Tout au long de l’ubuesque période que nous venons de vivre, nous avons vu de toute manière que les députés n’étaient pas capables de s’entendre sur un nom à proposer au chef de l’Etat. Le pouvoir était à ramasser par une femme ou un homme d’envergure, mais personne ne s’en est saisi. L’opération Lucie Castets eût pu en effet porter ses fruits si elle n’avait pas été concoctée hors les murs à partir d’une base trop étroite. Elle portait l’empreinte archi-visible de celui qui en était l’artisan, à savoir Jean-Luc Mélenchon. Autrement dit ; l’homme le moins ouvert aux compromis et autres « majorités d’idées » chères à Edgar Faure. Pas l’idéal dans une société déjà fracturée.

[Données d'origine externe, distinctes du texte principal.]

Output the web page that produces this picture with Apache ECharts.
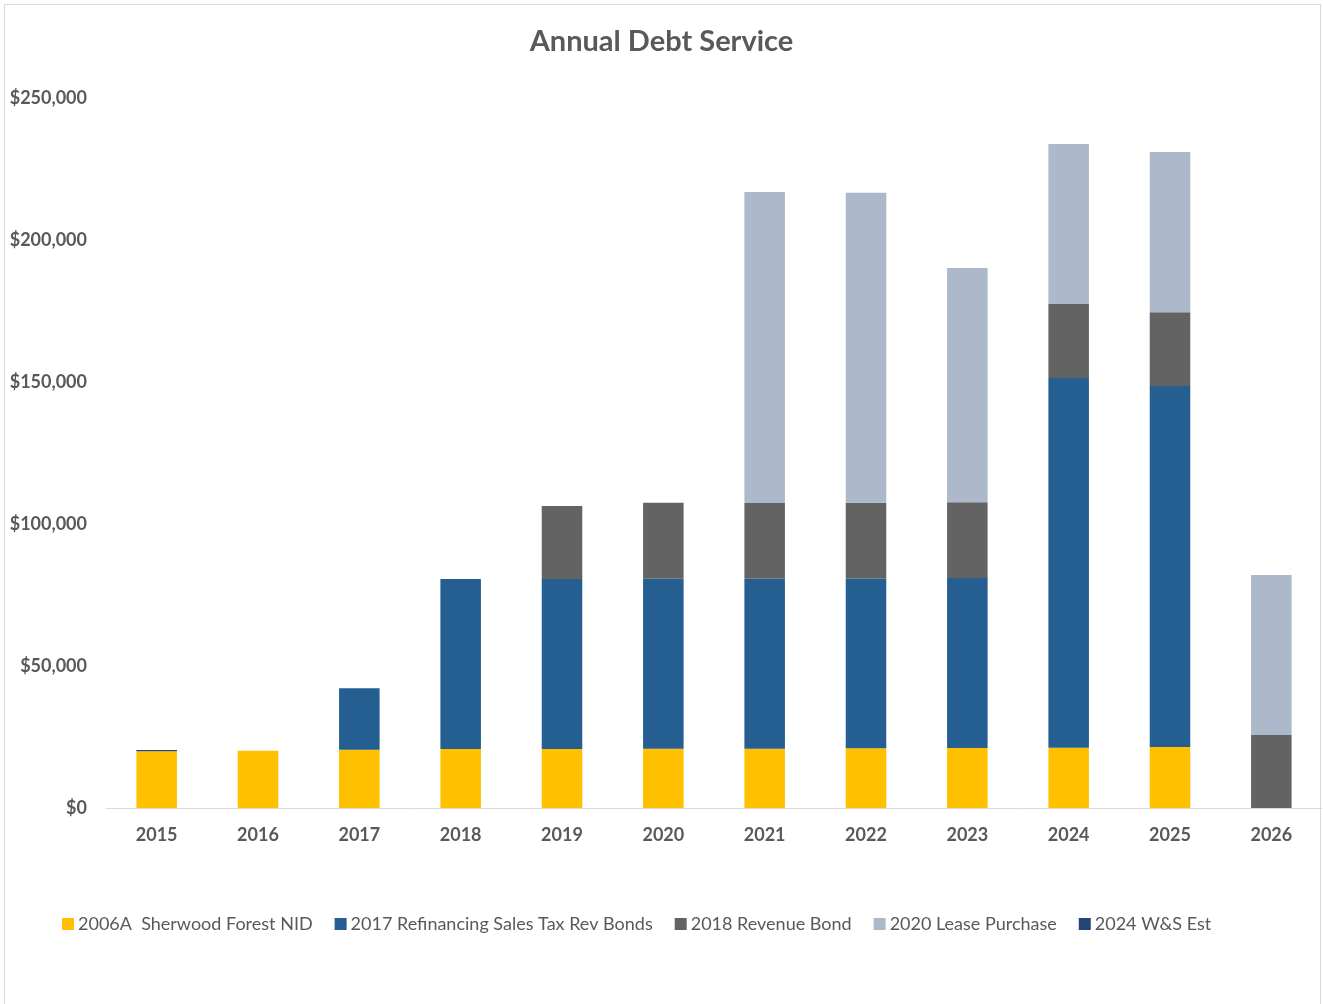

Alors même que les députés remettaient en cause l’autorité d’Emmanuel Macron – allant pour plusieurs jusque’à vouloir le destituer ! – ils n’ont eu de cesse, en réalité, de lui réclamer qu’il impose son choix ! Curieuse conception de la revitalisation du Parlement que celle consistant à mettre en avant la lecture présidentielle de la Constitution…
Tout le monde parle de motion de censure mais il y a fort à parier que notre nouveau Premier ministre rencontrera moins de difficultés, dans l’immédiat, avec le Parlement qu’il n’en aura avec Bercy. La vraie citadelle à prendre, c’est en effet le ministère des finances et ses satellites, aujourd’hui d’autant plus hérissés de défenses que les difficultés économiques liées au budget, à la dette et aux engagement européens sont de plus en plus prégnantes. Le rouage essentiel de la mécanique Barnier sera donc le successeur de Bruno Le Maire. L’homme de la situation serait le rocardien Eric Lombard, directeur de la Caisse des dépôts. Ce bon connaisseur de l’économie des collectivités locales est passé par plusieurs cabinets ministériels et s’est trouvé à la tête de groupes financiers. Mais le passé récent nous a appris que « cocher toutes les cases » reste un sport délicat.